Set One had ended without any sense of a throughline. The songs were all over the stylistic map, and much of the jamming had meandered out into the nether reaches of space. The hard rockin', bones-in-your-face version of Bonerama was AWOL. On the other hand, the rhythm section had definitely tightened up and had moved leaps and bounds forward with the addition of new drummer Eric Bolivar. Despite only having previously played a handful of gigs with Bonerama, his commanding presence on the kit seemed to rally and inspire those around him. Suddenly, Bonerama had become much more than four trombones and a backup band. Both Perrine and Cotton were now getting their fair share of raging solos, and Bolivar was pounding the skins with authority.

The second set delivered what the audience wanted to hear. The New Orleans classic "Hey Now Baby" brought forth that familiar second-line beat and segued straight into The Meters' "Cabbage Alley." Suddenly, everyone was on their feet and grooving hard before Bolivar's tenacious drumming on "The Wizard" had fists pumping across the room. A brief "Sunshine of Your Love" jam brought approval from the crowd before moving right into a "Crosstown Traffic" that delighted the audience.

Unfortunately, New Orleans-themed shows in New York seem to bring out of oodles of Tulane grads who majored in Alcoholism and minored in Obnoxious Behavior. This night was no exception, and while the band got quiet as Mark Mullins took a spirited solo, I was treated to the conversation of a young lady who screamed into her cellphone, "They're awesome! They played War Pigs! You know, dahhhhh-dahh-dah! Da-dah-da-dahh-da-dah-da-da!" (She sang this to the tune of "The Wizard.") Her conversation was one of many, and as the chattering grew louder and louder, Bolivar stepped up and saved the day. He started banging his drum sticks together in time with the beat of the solo and encouraged the audience to join him. Within seconds, the entire club had shut up and was now clapping along, transfixed on the music. Seizing the opportunity, the band whipped into crowd-favorite "Shake Your Rugalator" and the dance party was in full swing with Klein's fun-loving composition. The crowd was back on board and stayed with the band through a sit-in by trombonist Todd Londagin (where do they keep finding these trombone players?) and a tight "Blues For Ben." The show closed with a raucous "War Pigs," but unfortunately, Obnoxious Cellphone Girl had already departed.

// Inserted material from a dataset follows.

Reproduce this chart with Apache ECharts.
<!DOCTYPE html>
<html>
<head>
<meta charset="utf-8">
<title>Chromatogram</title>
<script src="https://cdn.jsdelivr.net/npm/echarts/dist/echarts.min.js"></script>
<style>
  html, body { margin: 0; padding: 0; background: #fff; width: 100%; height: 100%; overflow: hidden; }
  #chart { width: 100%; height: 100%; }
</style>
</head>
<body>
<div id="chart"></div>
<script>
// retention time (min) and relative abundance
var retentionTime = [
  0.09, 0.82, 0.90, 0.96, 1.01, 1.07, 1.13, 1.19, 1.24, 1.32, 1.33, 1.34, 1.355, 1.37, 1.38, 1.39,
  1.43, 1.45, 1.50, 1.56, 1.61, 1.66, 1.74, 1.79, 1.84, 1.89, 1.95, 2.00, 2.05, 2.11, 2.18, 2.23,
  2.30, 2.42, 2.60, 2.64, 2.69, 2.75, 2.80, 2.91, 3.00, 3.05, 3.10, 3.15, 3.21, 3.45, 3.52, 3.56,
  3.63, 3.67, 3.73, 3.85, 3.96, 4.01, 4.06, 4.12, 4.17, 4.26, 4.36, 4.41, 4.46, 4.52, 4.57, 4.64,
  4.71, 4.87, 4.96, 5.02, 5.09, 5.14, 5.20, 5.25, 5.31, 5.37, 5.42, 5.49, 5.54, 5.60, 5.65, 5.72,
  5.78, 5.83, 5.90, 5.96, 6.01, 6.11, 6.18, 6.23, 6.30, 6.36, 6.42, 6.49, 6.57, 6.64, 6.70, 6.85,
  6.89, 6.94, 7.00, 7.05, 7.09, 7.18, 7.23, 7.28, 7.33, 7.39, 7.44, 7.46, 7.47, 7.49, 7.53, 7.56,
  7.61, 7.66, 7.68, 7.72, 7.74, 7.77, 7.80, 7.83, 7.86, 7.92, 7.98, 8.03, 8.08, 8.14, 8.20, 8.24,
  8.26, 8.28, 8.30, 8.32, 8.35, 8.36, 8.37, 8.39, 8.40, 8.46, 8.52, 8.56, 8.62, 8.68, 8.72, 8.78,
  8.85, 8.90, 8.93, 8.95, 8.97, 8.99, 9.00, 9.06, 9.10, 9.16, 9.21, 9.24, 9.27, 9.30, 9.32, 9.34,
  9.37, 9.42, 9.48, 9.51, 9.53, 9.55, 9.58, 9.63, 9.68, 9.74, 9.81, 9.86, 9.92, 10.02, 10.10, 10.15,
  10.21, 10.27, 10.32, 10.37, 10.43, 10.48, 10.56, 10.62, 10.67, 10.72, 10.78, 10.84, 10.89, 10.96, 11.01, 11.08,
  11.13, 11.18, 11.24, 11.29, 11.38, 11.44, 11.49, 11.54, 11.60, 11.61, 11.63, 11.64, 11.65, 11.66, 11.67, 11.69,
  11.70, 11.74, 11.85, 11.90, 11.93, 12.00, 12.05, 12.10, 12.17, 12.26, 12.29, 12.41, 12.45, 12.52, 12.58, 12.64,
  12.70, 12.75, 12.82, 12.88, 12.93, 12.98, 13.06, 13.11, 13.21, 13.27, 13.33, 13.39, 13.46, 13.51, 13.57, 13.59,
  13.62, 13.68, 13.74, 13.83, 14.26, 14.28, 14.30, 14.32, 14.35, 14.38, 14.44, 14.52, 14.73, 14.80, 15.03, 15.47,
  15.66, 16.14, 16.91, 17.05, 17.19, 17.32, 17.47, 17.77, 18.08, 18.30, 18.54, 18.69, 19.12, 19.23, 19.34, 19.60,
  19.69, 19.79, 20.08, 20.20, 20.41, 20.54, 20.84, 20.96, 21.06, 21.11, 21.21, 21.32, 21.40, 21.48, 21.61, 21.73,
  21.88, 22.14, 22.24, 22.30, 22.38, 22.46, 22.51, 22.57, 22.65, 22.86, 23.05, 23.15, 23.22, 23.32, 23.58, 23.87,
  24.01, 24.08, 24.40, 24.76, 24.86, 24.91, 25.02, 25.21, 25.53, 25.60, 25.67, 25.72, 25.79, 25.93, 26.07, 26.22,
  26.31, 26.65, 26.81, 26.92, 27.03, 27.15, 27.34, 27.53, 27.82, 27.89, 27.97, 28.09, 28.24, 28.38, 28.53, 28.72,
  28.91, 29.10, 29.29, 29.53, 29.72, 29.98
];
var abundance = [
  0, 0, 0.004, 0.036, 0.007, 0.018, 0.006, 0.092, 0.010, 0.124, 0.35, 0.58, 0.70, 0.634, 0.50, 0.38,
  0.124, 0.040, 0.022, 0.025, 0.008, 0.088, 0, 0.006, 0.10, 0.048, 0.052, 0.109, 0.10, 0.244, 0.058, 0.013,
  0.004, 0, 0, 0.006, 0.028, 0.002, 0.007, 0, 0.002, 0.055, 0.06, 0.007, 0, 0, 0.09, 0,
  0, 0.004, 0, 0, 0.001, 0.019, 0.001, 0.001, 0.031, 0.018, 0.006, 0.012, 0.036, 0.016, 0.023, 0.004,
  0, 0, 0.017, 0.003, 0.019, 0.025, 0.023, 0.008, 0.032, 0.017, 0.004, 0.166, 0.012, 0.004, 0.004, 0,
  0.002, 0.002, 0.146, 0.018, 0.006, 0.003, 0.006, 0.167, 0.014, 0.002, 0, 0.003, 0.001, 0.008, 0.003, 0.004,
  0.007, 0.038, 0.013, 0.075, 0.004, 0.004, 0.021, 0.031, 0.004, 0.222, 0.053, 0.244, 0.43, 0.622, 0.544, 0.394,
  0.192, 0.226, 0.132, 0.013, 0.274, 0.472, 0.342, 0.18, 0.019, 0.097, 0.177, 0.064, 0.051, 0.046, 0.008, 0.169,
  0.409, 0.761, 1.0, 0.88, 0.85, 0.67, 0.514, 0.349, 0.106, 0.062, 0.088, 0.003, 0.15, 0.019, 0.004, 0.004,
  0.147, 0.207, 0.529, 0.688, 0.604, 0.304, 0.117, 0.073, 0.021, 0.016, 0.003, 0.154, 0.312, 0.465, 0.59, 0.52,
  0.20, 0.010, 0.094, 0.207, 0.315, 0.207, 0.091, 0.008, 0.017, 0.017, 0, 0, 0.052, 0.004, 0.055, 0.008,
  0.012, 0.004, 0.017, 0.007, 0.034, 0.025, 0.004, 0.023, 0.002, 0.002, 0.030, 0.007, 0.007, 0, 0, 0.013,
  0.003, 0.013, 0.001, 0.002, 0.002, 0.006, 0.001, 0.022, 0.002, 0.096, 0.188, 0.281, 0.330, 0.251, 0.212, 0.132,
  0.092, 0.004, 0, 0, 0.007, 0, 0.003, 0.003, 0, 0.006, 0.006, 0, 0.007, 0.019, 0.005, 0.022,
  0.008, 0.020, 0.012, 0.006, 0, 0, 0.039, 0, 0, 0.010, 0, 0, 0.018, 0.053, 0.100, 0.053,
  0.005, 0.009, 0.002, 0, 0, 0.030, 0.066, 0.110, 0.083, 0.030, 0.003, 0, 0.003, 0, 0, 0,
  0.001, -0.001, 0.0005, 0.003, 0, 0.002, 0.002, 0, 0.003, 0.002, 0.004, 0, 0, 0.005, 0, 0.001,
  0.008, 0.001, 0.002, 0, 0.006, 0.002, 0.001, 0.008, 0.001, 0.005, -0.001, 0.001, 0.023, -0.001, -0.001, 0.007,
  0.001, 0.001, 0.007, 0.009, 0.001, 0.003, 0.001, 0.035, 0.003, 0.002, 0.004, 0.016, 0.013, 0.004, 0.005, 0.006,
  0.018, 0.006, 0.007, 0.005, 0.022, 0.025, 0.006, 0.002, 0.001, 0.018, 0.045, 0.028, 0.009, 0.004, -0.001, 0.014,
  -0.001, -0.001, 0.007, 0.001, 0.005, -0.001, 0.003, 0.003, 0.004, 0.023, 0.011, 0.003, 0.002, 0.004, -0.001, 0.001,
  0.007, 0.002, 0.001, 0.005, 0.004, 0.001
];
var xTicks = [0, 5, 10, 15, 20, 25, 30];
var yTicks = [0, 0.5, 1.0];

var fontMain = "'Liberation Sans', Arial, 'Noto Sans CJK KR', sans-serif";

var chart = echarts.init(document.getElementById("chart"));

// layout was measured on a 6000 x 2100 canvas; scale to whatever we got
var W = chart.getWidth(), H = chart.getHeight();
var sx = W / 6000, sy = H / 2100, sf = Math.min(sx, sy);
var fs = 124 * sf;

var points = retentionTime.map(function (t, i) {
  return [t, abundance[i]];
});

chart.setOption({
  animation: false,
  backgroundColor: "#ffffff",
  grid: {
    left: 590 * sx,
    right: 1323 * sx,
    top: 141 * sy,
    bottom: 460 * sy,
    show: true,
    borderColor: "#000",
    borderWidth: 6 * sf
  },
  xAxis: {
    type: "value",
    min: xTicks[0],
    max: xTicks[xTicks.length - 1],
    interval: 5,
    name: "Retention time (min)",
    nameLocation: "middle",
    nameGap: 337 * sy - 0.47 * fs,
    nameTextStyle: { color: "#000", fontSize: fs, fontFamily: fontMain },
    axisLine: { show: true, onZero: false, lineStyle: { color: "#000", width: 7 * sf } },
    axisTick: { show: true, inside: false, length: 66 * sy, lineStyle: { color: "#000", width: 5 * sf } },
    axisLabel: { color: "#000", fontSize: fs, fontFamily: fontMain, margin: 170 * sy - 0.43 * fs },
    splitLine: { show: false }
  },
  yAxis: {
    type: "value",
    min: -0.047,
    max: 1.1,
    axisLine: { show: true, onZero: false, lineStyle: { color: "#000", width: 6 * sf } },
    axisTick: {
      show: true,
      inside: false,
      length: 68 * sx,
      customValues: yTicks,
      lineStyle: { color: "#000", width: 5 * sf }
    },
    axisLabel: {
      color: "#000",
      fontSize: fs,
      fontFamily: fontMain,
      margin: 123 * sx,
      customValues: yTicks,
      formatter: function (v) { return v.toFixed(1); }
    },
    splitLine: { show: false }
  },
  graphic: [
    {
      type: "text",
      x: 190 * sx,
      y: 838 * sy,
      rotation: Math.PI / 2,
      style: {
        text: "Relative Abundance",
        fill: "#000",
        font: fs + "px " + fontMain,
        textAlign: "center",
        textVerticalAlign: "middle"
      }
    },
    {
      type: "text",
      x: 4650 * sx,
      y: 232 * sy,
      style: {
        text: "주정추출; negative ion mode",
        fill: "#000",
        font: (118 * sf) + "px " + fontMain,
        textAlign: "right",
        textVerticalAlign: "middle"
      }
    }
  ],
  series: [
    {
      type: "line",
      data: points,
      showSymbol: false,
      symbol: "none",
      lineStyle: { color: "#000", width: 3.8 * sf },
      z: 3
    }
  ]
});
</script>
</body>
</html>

While not quite generating the heat of last year's Tribeca Rock Club barn-burning, album-recording performance (a gig that had the bandmembers sweating profusely), this show featured the many facets of Bonerama, a band that can swing, churn out the funk, or rock your ass off. Amazingly enough, Mark Mullins played the entire show with a 9-volt battery inexplicably jammed in the bell of his horn, but that didn't stop him from tearing it up in some heavily distorted solos. Regardless, with the addition of Bolivar, Bonerama has now solidified into a true band with all members contributing. I have a feeling that this performance only scratched the surface of Bonerama's potential, and I'm looking forward to seeing where they go from here.